[SUPPLIED DATA start]
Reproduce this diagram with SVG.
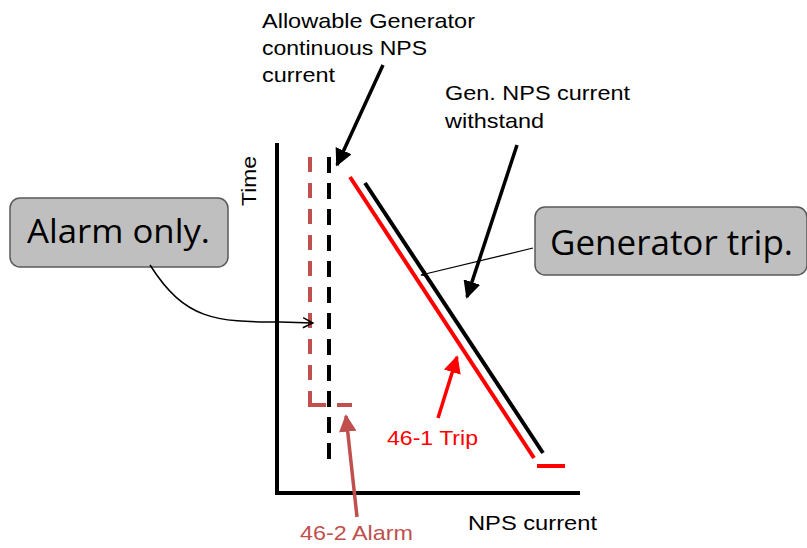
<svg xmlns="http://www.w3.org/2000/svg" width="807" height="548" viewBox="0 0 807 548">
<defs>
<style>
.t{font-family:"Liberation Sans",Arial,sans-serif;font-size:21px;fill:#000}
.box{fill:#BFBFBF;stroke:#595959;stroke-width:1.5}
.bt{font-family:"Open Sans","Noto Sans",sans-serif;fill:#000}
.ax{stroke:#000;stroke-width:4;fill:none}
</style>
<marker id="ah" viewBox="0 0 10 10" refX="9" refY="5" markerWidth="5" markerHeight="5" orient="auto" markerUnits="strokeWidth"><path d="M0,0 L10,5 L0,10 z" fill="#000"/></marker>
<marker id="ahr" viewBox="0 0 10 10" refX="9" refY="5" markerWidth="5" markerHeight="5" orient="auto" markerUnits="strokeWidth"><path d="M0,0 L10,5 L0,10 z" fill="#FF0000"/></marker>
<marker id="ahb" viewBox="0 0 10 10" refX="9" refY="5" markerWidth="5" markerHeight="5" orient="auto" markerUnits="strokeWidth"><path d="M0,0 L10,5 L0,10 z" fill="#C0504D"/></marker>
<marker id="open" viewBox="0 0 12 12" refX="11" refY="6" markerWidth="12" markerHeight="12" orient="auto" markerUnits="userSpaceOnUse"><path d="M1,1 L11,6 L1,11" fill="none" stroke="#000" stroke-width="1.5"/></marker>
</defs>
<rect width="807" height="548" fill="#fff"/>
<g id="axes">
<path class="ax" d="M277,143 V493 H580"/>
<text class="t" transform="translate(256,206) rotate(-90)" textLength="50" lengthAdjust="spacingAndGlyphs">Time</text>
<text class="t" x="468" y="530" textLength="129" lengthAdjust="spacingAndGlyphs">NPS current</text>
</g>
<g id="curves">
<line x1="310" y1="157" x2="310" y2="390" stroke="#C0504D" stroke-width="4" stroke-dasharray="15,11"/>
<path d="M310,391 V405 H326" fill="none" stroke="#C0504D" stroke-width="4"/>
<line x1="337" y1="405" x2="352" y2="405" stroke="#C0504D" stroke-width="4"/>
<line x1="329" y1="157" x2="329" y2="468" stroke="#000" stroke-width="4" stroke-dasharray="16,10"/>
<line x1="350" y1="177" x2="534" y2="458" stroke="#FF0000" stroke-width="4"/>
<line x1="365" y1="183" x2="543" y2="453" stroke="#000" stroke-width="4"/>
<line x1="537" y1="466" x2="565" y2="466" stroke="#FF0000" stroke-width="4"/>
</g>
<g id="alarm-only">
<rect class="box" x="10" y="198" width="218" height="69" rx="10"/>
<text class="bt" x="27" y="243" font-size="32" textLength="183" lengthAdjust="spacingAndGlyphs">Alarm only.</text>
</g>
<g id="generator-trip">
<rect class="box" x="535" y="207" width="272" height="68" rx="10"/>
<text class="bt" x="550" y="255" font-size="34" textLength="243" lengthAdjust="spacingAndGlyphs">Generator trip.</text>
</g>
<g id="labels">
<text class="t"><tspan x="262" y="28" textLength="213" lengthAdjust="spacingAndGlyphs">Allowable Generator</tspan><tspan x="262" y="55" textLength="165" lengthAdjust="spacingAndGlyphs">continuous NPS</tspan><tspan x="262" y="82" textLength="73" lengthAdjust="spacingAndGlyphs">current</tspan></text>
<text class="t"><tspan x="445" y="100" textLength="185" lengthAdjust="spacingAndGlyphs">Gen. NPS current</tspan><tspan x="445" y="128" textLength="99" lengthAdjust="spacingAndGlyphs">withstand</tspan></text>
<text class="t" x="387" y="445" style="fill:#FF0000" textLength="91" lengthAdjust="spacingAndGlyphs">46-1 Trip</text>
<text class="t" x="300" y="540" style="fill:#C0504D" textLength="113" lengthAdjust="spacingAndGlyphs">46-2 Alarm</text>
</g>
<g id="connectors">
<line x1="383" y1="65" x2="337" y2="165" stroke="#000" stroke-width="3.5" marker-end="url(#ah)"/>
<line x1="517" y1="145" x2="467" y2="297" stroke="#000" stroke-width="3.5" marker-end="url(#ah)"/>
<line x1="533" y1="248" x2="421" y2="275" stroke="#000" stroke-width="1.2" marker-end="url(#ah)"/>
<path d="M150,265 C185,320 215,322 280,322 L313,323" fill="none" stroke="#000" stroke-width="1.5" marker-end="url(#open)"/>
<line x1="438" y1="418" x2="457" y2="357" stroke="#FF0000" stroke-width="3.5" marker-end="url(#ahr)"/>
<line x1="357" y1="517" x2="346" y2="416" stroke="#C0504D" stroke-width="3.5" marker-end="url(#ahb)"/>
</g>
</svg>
[SUPPLIED DATA end]
# [STATED TASK]
Transcribe the listing in full. Omit the pictures and keep every line exact.

# [OUTPUT BELOW]
Reproduce this diagram with SVG.
<svg xmlns="http://www.w3.org/2000/svg" width="807" height="548" viewBox="0 0 807 548">
<defs>
<style>
.t{font-family:"Liberation Sans",Arial,sans-serif;font-size:21px;fill:#000}
.box{fill:#BFBFBF;stroke:#595959;stroke-width:1.5}
.bt{font-family:"Open Sans","Noto Sans",sans-serif;fill:#000}
.ax{stroke:#000;stroke-width:4;fill:none}
</style>
<marker id="ah" viewBox="0 0 10 10" refX="9" refY="5" markerWidth="5" markerHeight="5" orient="auto" markerUnits="strokeWidth"><path d="M0,0 L10,5 L0,10 z" fill="#000"/></marker>
<marker id="ahr" viewBox="0 0 10 10" refX="9" refY="5" markerWidth="5" markerHeight="5" orient="auto" markerUnits="strokeWidth"><path d="M0,0 L10,5 L0,10 z" fill="#FF0000"/></marker>
<marker id="ahb" viewBox="0 0 10 10" refX="9" refY="5" markerWidth="5" markerHeight="5" orient="auto" markerUnits="strokeWidth"><path d="M0,0 L10,5 L0,10 z" fill="#C0504D"/></marker>
<marker id="open" viewBox="0 0 12 12" refX="11" refY="6" markerWidth="12" markerHeight="12" orient="auto" markerUnits="userSpaceOnUse"><path d="M1,1 L11,6 L1,11" fill="none" stroke="#000" stroke-width="1.5"/></marker>
</defs>
<rect width="807" height="548" fill="#fff"/>
<g id="axes">
<path class="ax" d="M277,143 V493 H580"/>
<text class="t" transform="translate(256,206) rotate(-90)" textLength="50" lengthAdjust="spacingAndGlyphs">Time</text>
<text class="t" x="468" y="530" textLength="129" lengthAdjust="spacingAndGlyphs">NPS current</text>
</g>
<g id="curves">
<line x1="310" y1="157" x2="310" y2="390" stroke="#C0504D" stroke-width="4" stroke-dasharray="15,11"/>
<path d="M310,391 V405 H326" fill="none" stroke="#C0504D" stroke-width="4"/>
<line x1="337" y1="405" x2="352" y2="405" stroke="#C0504D" stroke-width="4"/>
<line x1="329" y1="157" x2="329" y2="468" stroke="#000" stroke-width="4" stroke-dasharray="16,10"/>
<line x1="350" y1="177" x2="534" y2="458" stroke="#FF0000" stroke-width="4"/>
<line x1="365" y1="183" x2="543" y2="453" stroke="#000" stroke-width="4"/>
<line x1="537" y1="466" x2="565" y2="466" stroke="#FF0000" stroke-width="4"/>
</g>
<g id="alarm-only">
<rect class="box" x="10" y="198" width="218" height="69" rx="10"/>
<text class="bt" x="27" y="243" font-size="32" textLength="183" lengthAdjust="spacingAndGlyphs">Alarm only.</text>
</g>
<g id="generator-trip">
<rect class="box" x="535" y="207" width="272" height="68" rx="10"/>
<text class="bt" x="550" y="255" font-size="34" textLength="243" lengthAdjust="spacingAndGlyphs">Generator trip.</text>
</g>
<g id="labels">
<text class="t"><tspan x="262" y="28" textLength="213" lengthAdjust="spacingAndGlyphs">Allowable Generator</tspan><tspan x="262" y="55" textLength="165" lengthAdjust="spacingAndGlyphs">continuous NPS</tspan><tspan x="262" y="82" textLength="73" lengthAdjust="spacingAndGlyphs">current</tspan></text>
<text class="t"><tspan x="445" y="100" textLength="185" lengthAdjust="spacingAndGlyphs">Gen. NPS current</tspan><tspan x="445" y="128" textLength="99" lengthAdjust="spacingAndGlyphs">withstand</tspan></text>
<text class="t" x="387" y="445" style="fill:#FF0000" textLength="91" lengthAdjust="spacingAndGlyphs">46-1 Trip</text>
<text class="t" x="300" y="540" style="fill:#C0504D" textLength="113" lengthAdjust="spacingAndGlyphs">46-2 Alarm</text>
</g>
<g id="connectors">
<line x1="383" y1="65" x2="337" y2="165" stroke="#000" stroke-width="3.5" marker-end="url(#ah)"/>
<line x1="517" y1="145" x2="467" y2="297" stroke="#000" stroke-width="3.5" marker-end="url(#ah)"/>
<line x1="533" y1="248" x2="421" y2="275" stroke="#000" stroke-width="1.2" marker-end="url(#ah)"/>
<path d="M150,265 C185,320 215,322 280,322 L313,323" fill="none" stroke="#000" stroke-width="1.5" marker-end="url(#open)"/>
<line x1="438" y1="418" x2="457" y2="357" stroke="#FF0000" stroke-width="3.5" marker-end="url(#ahr)"/>
<line x1="357" y1="517" x2="346" y2="416" stroke="#C0504D" stroke-width="3.5" marker-end="url(#ahb)"/>
</g>
</svg>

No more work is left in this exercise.